Bryan Helmig

Co-founder of Zapier, speaker, musician and builder of things.

The interesting concept of intuition was brought up the other day in one of my classes. In order to highlight the fallibility of trusting your intuition over cold hard logic, they proposed to us a slew of questions (although only three were really important). We were simply told to answer each question the best we could. Without further ado, here are the three questions of interest (try to answer each rather quickly):

  1. A bat and a ball cost $1.10 in total. The bat costs $1.00 more than the ball.
    How much does the ball cost?
  2. If it takes 5 machines 5 minutes to make 5 widgets, how long would it take
    100 machines to make 100 widgets?
  3. In a lake, there is a patch of  lily pads. Every day, the patch doubles in size.
    If it takes 48 days for the patch to cover the entire lake, how long would it
    take for the patch to cover half of  the lake?

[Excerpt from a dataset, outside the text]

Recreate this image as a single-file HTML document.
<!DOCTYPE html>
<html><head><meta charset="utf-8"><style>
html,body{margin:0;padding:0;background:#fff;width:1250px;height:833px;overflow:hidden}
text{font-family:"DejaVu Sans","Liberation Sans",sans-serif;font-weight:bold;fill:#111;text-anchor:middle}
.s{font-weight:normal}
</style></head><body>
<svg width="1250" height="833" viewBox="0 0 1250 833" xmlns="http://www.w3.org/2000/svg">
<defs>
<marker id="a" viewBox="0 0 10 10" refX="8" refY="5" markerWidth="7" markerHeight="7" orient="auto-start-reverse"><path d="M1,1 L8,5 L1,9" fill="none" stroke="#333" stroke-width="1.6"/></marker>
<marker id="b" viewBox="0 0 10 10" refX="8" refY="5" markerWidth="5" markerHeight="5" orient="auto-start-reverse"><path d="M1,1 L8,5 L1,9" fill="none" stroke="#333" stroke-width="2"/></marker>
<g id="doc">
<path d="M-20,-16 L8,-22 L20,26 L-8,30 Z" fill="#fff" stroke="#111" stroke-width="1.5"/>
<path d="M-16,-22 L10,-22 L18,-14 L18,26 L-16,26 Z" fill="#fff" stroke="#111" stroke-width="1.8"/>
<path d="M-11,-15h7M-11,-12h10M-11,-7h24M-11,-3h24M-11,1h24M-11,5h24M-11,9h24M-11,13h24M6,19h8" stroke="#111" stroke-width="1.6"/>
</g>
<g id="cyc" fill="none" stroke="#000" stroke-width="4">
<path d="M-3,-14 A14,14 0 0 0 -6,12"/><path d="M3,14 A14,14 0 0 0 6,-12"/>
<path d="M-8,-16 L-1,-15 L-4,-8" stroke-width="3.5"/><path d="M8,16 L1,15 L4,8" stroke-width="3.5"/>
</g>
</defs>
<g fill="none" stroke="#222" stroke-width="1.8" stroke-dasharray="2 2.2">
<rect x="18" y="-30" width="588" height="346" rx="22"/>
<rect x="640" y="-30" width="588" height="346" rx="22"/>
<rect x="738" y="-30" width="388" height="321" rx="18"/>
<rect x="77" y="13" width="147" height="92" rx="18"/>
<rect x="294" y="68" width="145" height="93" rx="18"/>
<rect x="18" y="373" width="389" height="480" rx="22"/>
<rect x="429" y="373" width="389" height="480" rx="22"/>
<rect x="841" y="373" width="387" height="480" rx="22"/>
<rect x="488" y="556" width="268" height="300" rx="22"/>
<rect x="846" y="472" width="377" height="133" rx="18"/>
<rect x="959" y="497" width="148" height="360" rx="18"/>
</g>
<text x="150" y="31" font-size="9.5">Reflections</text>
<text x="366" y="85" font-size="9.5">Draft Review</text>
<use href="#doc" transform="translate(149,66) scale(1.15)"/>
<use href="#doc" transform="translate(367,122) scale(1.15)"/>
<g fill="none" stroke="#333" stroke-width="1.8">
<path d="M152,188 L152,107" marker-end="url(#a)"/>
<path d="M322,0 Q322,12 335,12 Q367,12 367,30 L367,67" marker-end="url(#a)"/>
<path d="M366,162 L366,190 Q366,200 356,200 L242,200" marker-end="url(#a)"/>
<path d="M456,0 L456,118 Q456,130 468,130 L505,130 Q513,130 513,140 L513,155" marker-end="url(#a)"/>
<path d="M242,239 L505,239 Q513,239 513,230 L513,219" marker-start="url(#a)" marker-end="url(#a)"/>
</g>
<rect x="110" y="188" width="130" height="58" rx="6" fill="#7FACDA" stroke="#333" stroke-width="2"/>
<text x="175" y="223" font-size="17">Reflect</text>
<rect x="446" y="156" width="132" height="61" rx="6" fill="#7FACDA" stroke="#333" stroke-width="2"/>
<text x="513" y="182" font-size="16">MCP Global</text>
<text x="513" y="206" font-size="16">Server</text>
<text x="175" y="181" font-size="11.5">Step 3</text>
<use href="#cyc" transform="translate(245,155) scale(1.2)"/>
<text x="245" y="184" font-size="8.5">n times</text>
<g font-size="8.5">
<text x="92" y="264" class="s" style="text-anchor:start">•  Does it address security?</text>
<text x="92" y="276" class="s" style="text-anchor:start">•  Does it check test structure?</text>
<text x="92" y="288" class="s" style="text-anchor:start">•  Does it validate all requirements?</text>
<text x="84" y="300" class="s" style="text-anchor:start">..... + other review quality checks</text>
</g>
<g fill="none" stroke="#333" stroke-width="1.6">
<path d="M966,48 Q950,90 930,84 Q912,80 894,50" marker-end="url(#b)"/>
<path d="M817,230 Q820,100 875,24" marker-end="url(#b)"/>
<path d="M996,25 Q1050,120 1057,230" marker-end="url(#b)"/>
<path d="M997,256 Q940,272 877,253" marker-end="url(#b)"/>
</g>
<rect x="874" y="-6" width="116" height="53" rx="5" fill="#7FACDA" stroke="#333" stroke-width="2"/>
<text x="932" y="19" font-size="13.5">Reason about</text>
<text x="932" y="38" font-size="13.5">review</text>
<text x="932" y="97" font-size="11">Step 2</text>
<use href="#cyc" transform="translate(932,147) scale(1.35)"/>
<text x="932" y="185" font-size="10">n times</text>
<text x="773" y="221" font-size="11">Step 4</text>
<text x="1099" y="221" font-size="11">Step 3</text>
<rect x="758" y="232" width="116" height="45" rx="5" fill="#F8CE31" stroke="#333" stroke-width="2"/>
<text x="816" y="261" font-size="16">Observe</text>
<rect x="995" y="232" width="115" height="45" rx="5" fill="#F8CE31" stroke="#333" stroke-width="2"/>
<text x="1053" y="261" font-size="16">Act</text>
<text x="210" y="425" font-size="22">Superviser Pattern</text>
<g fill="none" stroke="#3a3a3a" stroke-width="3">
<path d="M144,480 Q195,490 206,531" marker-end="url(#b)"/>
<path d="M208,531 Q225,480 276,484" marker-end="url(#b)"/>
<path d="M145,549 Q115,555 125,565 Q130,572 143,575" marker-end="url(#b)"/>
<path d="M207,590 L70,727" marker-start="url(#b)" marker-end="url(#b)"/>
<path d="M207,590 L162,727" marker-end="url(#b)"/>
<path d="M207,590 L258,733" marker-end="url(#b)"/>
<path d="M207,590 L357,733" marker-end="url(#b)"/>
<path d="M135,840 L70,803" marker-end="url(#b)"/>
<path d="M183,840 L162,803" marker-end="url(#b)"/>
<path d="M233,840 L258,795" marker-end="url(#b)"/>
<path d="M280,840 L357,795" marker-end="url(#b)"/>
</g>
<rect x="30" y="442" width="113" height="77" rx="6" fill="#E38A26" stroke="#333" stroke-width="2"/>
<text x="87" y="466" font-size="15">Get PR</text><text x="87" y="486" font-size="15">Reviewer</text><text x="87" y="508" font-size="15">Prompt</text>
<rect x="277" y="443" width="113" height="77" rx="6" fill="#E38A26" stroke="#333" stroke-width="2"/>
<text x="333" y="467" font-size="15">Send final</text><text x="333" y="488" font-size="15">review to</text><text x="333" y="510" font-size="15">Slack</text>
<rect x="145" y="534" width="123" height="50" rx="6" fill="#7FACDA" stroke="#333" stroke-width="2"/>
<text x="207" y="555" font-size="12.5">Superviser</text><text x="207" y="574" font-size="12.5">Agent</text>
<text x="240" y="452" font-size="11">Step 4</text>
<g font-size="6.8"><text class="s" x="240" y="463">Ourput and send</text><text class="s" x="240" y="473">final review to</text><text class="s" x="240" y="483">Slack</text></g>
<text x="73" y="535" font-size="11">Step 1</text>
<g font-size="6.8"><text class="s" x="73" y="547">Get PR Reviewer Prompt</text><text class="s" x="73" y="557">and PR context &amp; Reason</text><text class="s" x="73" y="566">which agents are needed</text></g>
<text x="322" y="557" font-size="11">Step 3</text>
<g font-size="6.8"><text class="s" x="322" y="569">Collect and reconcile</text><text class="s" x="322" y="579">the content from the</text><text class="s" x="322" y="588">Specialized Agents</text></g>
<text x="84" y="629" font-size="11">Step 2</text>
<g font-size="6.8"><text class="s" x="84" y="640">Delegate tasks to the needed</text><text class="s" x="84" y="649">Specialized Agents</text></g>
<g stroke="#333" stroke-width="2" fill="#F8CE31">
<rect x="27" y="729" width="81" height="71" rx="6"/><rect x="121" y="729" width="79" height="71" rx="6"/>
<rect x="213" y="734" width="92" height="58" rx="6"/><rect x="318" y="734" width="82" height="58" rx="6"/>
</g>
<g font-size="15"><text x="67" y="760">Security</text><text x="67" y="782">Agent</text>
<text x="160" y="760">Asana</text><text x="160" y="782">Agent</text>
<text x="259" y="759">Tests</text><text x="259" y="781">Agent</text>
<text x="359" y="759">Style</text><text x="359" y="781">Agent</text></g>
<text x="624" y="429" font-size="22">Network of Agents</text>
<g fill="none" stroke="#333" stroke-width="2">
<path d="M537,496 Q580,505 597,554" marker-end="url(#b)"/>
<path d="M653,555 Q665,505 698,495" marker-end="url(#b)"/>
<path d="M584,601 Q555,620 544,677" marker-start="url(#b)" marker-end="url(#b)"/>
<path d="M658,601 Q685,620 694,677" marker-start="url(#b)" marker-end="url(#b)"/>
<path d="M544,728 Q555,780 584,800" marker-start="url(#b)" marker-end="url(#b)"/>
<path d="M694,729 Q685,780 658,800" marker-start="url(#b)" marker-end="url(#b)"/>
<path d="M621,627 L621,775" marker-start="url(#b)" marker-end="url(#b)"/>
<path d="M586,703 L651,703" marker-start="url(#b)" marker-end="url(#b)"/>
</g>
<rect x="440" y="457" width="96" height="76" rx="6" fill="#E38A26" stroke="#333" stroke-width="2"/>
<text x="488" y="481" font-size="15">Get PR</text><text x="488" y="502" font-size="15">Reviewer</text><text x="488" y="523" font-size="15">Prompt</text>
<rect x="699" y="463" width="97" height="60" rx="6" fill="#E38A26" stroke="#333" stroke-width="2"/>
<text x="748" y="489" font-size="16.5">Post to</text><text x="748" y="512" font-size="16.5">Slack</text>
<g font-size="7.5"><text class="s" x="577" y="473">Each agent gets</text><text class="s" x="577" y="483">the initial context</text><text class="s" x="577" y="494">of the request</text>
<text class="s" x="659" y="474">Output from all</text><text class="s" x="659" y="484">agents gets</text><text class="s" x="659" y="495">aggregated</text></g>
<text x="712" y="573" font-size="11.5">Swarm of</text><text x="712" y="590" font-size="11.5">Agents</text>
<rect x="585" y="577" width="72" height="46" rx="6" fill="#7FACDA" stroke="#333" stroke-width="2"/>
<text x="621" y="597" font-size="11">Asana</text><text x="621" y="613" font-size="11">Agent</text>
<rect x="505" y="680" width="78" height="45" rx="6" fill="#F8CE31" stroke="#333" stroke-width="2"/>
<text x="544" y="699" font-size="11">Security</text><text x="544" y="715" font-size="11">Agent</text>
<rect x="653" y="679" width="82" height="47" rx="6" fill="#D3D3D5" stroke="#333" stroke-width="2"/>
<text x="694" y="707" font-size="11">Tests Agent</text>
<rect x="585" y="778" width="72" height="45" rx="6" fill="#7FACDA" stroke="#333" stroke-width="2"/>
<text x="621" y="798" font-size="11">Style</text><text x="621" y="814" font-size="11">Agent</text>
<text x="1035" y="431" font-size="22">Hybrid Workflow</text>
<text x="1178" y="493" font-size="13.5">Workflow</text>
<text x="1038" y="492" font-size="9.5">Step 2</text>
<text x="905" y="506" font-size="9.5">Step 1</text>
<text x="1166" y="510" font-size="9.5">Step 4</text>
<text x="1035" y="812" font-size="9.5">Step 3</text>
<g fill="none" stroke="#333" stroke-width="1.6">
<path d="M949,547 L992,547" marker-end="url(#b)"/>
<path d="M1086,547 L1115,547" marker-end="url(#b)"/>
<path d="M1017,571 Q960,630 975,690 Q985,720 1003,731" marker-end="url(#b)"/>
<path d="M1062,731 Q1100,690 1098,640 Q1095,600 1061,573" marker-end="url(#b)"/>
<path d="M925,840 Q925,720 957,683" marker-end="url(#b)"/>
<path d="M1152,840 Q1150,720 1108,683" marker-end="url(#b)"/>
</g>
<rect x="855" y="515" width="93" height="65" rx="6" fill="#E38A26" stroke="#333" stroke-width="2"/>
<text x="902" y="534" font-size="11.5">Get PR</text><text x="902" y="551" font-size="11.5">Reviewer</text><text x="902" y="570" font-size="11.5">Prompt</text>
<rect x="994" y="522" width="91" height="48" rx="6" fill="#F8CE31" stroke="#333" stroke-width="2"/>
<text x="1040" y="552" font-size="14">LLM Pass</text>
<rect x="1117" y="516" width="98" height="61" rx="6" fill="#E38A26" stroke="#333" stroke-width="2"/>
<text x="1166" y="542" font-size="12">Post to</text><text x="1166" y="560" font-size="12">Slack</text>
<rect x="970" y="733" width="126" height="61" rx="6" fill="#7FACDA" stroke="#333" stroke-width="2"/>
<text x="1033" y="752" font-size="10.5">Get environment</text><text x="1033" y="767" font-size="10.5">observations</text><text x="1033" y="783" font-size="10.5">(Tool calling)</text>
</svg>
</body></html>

A little background: These three questions were first proposed by Shane Frederick of MIT and are commonly referred to as the “Cognitive Reflection Test” or the CRT. The questions basically test your reliance on logic vs. intuition and are supposedly correlated with one’s IQ and their willingness to wait for good things (according the original study).

Each question presents an easy “intuitive” answer which is actually incorrect. However, it is assumed that those with a higher IQ will notice that the intuitive answer contains inconsistencies that deserve a further (and more time consuming) examination. You might take it with a grain of salt, but it is interesting.

Solutions below.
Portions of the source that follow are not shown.